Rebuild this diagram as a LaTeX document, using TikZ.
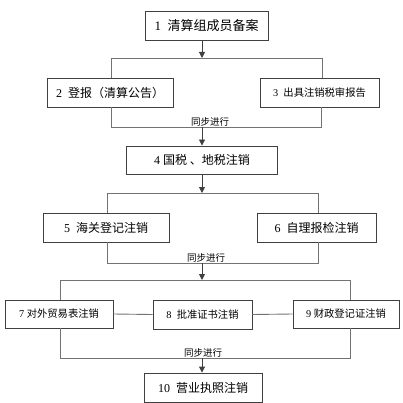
\documentclass[tikz,border=0pt]{standalone}
\usepackage{fontspec}
\setmainfont{Liberation Serif}
\newfontfamily\cjk{Noto Sans CJK SC}
\usetikzlibrary{arrows.meta}
\begin{document}
\begin{tikzpicture}[x=1pt,y=-1pt,
  box/.style={draw=black!75,line width=0.9pt,fill=white,inner sep=0pt,font=\fontsize{12}{14}\selectfont},
  small/.style={font=\fontsize{10.3}{12}\selectfont},
  conn/.style={draw=black!55,line width=0.9pt},
  arr/.style={conn,-{Triangle[width=6pt,length=6pt]},draw=black!75,fill=black!75},
  sync/.style={font=\cjk\fontsize{9.5}{11}\selectfont,inner sep=0pt,anchor=south}]
\useasboundingbox (0,0) rectangle (403,403);
\coordinate (ax) at (202,0);
% boxes
\node[box,minimum width=123pt,minimum height=29pt,font=\fontsize{13}{15}\selectfont] (b1) at (206.5,25.5) {1\ \ {\cjk 清算组成员备案}};
\node[box,minimum width=126pt,minimum height=29pt] (b2) at (110,92.5) {2\ \ {\cjk 登报（清算公告）}};
\node[box,small,minimum width=119pt,minimum height=29pt] (b3) at (319.5,92.5) {3\ \ {\cjk 出具注销税审报告}};
\node[box,minimum width=151pt,minimum height=28pt] (b4) at (202,160) {4 {\cjk 国税 、地税注销}};
\node[box,minimum width=126pt,minimum height=29pt] (b5) at (106,227.5) {5\ \ {\cjk 海关登记注销}};
\node[box,minimum width=119pt,minimum height=29pt] (b6) at (316.5,227.5) {6\ \ {\cjk 自理报检注销}};
\node[box,small,minimum width=108pt,minimum height=28pt] (b7) at (59,314) {7\ {\cjk 对外贸易表注销}};
\node[box,small,minimum width=99pt,minimum height=29pt] (b8) at (202.5,314.5) {8\ \ {\cjk 批准证书注销}};
\node[box,small,minimum width=106pt,minimum height=28pt] (b9) at (346,314) {9\ {\cjk 财政登记证注销}};
\node[box,minimum width=118pt,minimum height=29pt] (b10) at (203,387.5) {10\ \ {\cjk 营业执照注销}};
% split / merge coordinates
\coordinate (s1l) at (111,58);  \coordinate (s1r) at (322,58);
\coordinate (m1l) at (111,127); \coordinate (m1r) at (321,127);
\coordinate (s2l) at (107,193); \coordinate (s2r) at (318,193);
\coordinate (m2l) at (107,263); \coordinate (m2r) at (318,263);
\coordinate (s3l) at (60,280);  \coordinate (s3r) at (350,280);
\coordinate (m3l) at (60,358);  \coordinate (m3r) at (350,358);
\coordinate (end) at (203,410);
% stage 1
\draw[conn] (b2.north -| s1l) -- (s1l) -- (s1r) -- (b3.north -| s1r);
\draw[conn] (b2.south -| m1l) -- (m1l) -- (m1r) -- (b3.south -| m1r);
\node[sync] (t1) at (210,126) {同步进行};
\draw[arr] (b1.south -| ax) -- (s1l -| ax);
\draw[arr] (m1l -| ax) -- (b4.north -| ax);
% stage 2
\draw[conn] (b5.north -| s2l) -- (s2l) -- (s2r) -- (b6.north -| s2r);
\draw[conn] (b5.south -| m2l) -- (m2l) -- (m2r) -- (b6.south -| m2r);
\node[sync] (t2) at (206,262) {同步进行};
\draw[arr] (b4.south -| ax) -- (s2l -| ax);
\draw[arr] (m2l -| ax) -- (s3l -| ax);
% stage 3
\draw[conn] (b7.north -| s3l) -- (s3l) -- (s3r) -- (b9.north -| s3r);
\draw[conn] (b7.east) -- (b8.west);
\draw[conn] (b8.east) -- (b9.west);
\draw[conn] (b7.south -| m3l) -- (m3l) -- (m3r) -- (b9.south -| m3r);
\node[sync] (t3) at (203,357) {同步进行};
\draw[arr] (m3l -| ax) -- (b10.north -| ax);
\draw[conn,draw=black!75] (b10.south) -- (end);
\end{tikzpicture}
\end{document}
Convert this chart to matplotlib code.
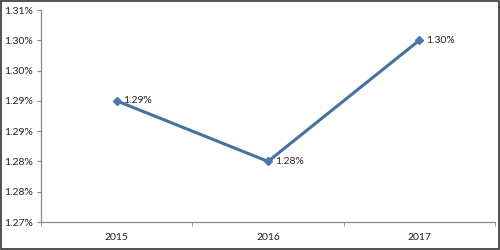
import matplotlib.pyplot as plt
from matplotlib.patches import Rectangle

# data
years = ['2015', '2016', '2017']
rates = [1.295, 1.285, 1.305]
rate_labels = ['1.29%', '1.28%', '1.30%']
yticks = [1.275, 1.280, 1.285, 1.290, 1.295, 1.300, 1.305, 1.310]
ytick_labels = ['1.27%', '1.28%', '1.28%', '1.29%', '1.29%', '1.30%', '1.30%', '1.31%']

plt.rcParams['font.family'] = ['Lato', 'DejaVu Sans']

fig = plt.figure(figsize=(5, 2.5), dpi=100)
ax = fig.add_axes([0.082, 0.112, 0.908, 0.848])

x = list(range(len(years)))
ax.plot(x, rates, color='#44729f', linewidth=2.2, marker='D', markersize=4.5,
        markerfacecolor='#4a78b0', markeredgecolor='#4a78b0')
for xi, yi, lab in zip(x, rates, rate_labels):
    ax.annotate(lab, (xi, yi), xytext=(5, 0), textcoords='offset points',
                va='center', ha='left', fontsize=7.5, color='#222222')

ax.set_xlim(-0.5, 2.5)
ax.set_ylim(1.275, 1.310)
ax.set_xticks(x)
ax.set_xticklabels(years)
ax.set_xticks([-0.5, 0.5, 1.5, 2.5], minor=True)
ax.tick_params(axis='x', which='major', length=0, labelsize=7.5, pad=8, labelcolor='#222222')
ax.tick_params(axis='x', which='minor', length=3, color='#888888', direction='out')
ax.set_yticks(yticks)
ax.set_yticklabels(ytick_labels)
ax.tick_params(axis='y', length=3, color='#888888', labelsize=7.5, labelcolor='#222222', pad=3)

for s in ['top', 'right']:
    ax.spines[s].set_visible(False)
for s in ['left', 'bottom']:
    ax.spines[s].set_color('#888888')
    ax.spines[s].set_linewidth(0.9)

# frame around the picture
fig.patches.append(Rectangle((0.002, 0.004), 0.996, 0.992, transform=fig.transFigure,
                             fill=False, edgecolor='#333333', linewidth=1.2))

fig.savefig('out.png', dpi=100)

::::

* [Exercise directions]: Retype the entries word for word. Omit any images.

* [The solution]:
Rebuild this diagram as a LaTeX document, using TikZ.
\documentclass[tikz,border=0pt]{standalone}
\usepackage{fontspec}
\setmainfont{Liberation Serif}
\newfontfamily\cjk{Noto Sans CJK SC}
\usetikzlibrary{arrows.meta}
\begin{document}
\begin{tikzpicture}[x=1pt,y=-1pt,
  box/.style={draw=black!75,line width=0.9pt,fill=white,inner sep=0pt,font=\fontsize{12}{14}\selectfont},
  small/.style={font=\fontsize{10.3}{12}\selectfont},
  conn/.style={draw=black!55,line width=0.9pt},
  arr/.style={conn,-{Triangle[width=6pt,length=6pt]},draw=black!75,fill=black!75},
  sync/.style={font=\cjk\fontsize{9.5}{11}\selectfont,inner sep=0pt,anchor=south}]
\useasboundingbox (0,0) rectangle (403,403);
\coordinate (ax) at (202,0);
% boxes
\node[box,minimum width=123pt,minimum height=29pt,font=\fontsize{13}{15}\selectfont] (b1) at (206.5,25.5) {1\ \ {\cjk 清算组成员备案}};
\node[box,minimum width=126pt,minimum height=29pt] (b2) at (110,92.5) {2\ \ {\cjk 登报（清算公告）}};
\node[box,small,minimum width=119pt,minimum height=29pt] (b3) at (319.5,92.5) {3\ \ {\cjk 出具注销税审报告}};
\node[box,minimum width=151pt,minimum height=28pt] (b4) at (202,160) {4 {\cjk 国税 、地税注销}};
\node[box,minimum width=126pt,minimum height=29pt] (b5) at (106,227.5) {5\ \ {\cjk 海关登记注销}};
\node[box,minimum width=119pt,minimum height=29pt] (b6) at (316.5,227.5) {6\ \ {\cjk 自理报检注销}};
\node[box,small,minimum width=108pt,minimum height=28pt] (b7) at (59,314) {7\ {\cjk 对外贸易表注销}};
\node[box,small,minimum width=99pt,minimum height=29pt] (b8) at (202.5,314.5) {8\ \ {\cjk 批准证书注销}};
\node[box,small,minimum width=106pt,minimum height=28pt] (b9) at (346,314) {9\ {\cjk 财政登记证注销}};
\node[box,minimum width=118pt,minimum height=29pt] (b10) at (203,387.5) {10\ \ {\cjk 营业执照注销}};
% split / merge coordinates
\coordinate (s1l) at (111,58);  \coordinate (s1r) at (322,58);
\coordinate (m1l) at (111,127); \coordinate (m1r) at (321,127);
\coordinate (s2l) at (107,193); \coordinate (s2r) at (318,193);
\coordinate (m2l) at (107,263); \coordinate (m2r) at (318,263);
\coordinate (s3l) at (60,280);  \coordinate (s3r) at (350,280);
\coordinate (m3l) at (60,358);  \coordinate (m3r) at (350,358);
\coordinate (end) at (203,410);
% stage 1
\draw[conn] (b2.north -| s1l) -- (s1l) -- (s1r) -- (b3.north -| s1r);
\draw[conn] (b2.south -| m1l) -- (m1l) -- (m1r) -- (b3.south -| m1r);
\node[sync] (t1) at (210,126) {同步进行};
\draw[arr] (b1.south -| ax) -- (s1l -| ax);
\draw[arr] (m1l -| ax) -- (b4.north -| ax);
% stage 2
\draw[conn] (b5.north -| s2l) -- (s2l) -- (s2r) -- (b6.north -| s2r);
\draw[conn] (b5.south -| m2l) -- (m2l) -- (m2r) -- (b6.south -| m2r);
\node[sync] (t2) at (206,262) {同步进行};
\draw[arr] (b4.south -| ax) -- (s2l -| ax);
\draw[arr] (m2l -| ax) -- (s3l -| ax);
% stage 3
\draw[conn] (b7.north -| s3l) -- (s3l) -- (s3r) -- (b9.north -| s3r);
\draw[conn] (b7.east) -- (b8.west);
\draw[conn] (b8.east) -- (b9.west);
\draw[conn] (b7.south -| m3l) -- (m3l) -- (m3r) -- (b9.south -| m3r);
\node[sync] (t3) at (203,357) {同步进行};
\draw[arr] (m3l -| ax) -- (b10.north -| ax);
\draw[conn,draw=black!75] (b10.south) -- (end);
\end{tikzpicture}
\end{document}
Convert this chart to matplotlib code.
import matplotlib.pyplot as plt
from matplotlib.patches import Rectangle

# data
years = ['2015', '2016', '2017']
rates = [1.295, 1.285, 1.305]
rate_labels = ['1.29%', '1.28%', '1.30%']
yticks = [1.275, 1.280, 1.285, 1.290, 1.295, 1.300, 1.305, 1.310]
ytick_labels = ['1.27%', '1.28%', '1.28%', '1.29%', '1.29%', '1.30%', '1.30%', '1.31%']

plt.rcParams['font.family'] = ['Lato', 'DejaVu Sans']

fig = plt.figure(figsize=(5, 2.5), dpi=100)
ax = fig.add_axes([0.082, 0.112, 0.908, 0.848])

x = list(range(len(years)))
ax.plot(x, rates, color='#44729f', linewidth=2.2, marker='D', markersize=4.5,
        markerfacecolor='#4a78b0', markeredgecolor='#4a78b0')
for xi, yi, lab in zip(x, rates, rate_labels):
    ax.annotate(lab, (xi, yi), xytext=(5, 0), textcoords='offset points',
                va='center', ha='left', fontsize=7.5, color='#222222')

ax.set_xlim(-0.5, 2.5)
ax.set_ylim(1.275, 1.310)
ax.set_xticks(x)
ax.set_xticklabels(years)
ax.set_xticks([-0.5, 0.5, 1.5, 2.5], minor=True)
ax.tick_params(axis='x', which='major', length=0, labelsize=7.5, pad=8, labelcolor='#222222')
ax.tick_params(axis='x', which='minor', length=3, color='#888888', direction='out')
ax.set_yticks(yticks)
ax.set_yticklabels(ytick_labels)
ax.tick_params(axis='y', length=3, color='#888888', labelsize=7.5, labelcolor='#222222', pad=3)

for s in ['top', 'right']:
    ax.spines[s].set_visible(False)
for s in ['left', 'bottom']:
    ax.spines[s].set_color('#888888')
    ax.spines[s].set_linewidth(0.9)

# frame around the picture
fig.patches.append(Rectangle((0.002, 0.004), 0.996, 0.992, transform=fig.transFigure,
                             fill=False, edgecolor='#333333', linewidth=1.2))

fig.savefig('out.png', dpi=100)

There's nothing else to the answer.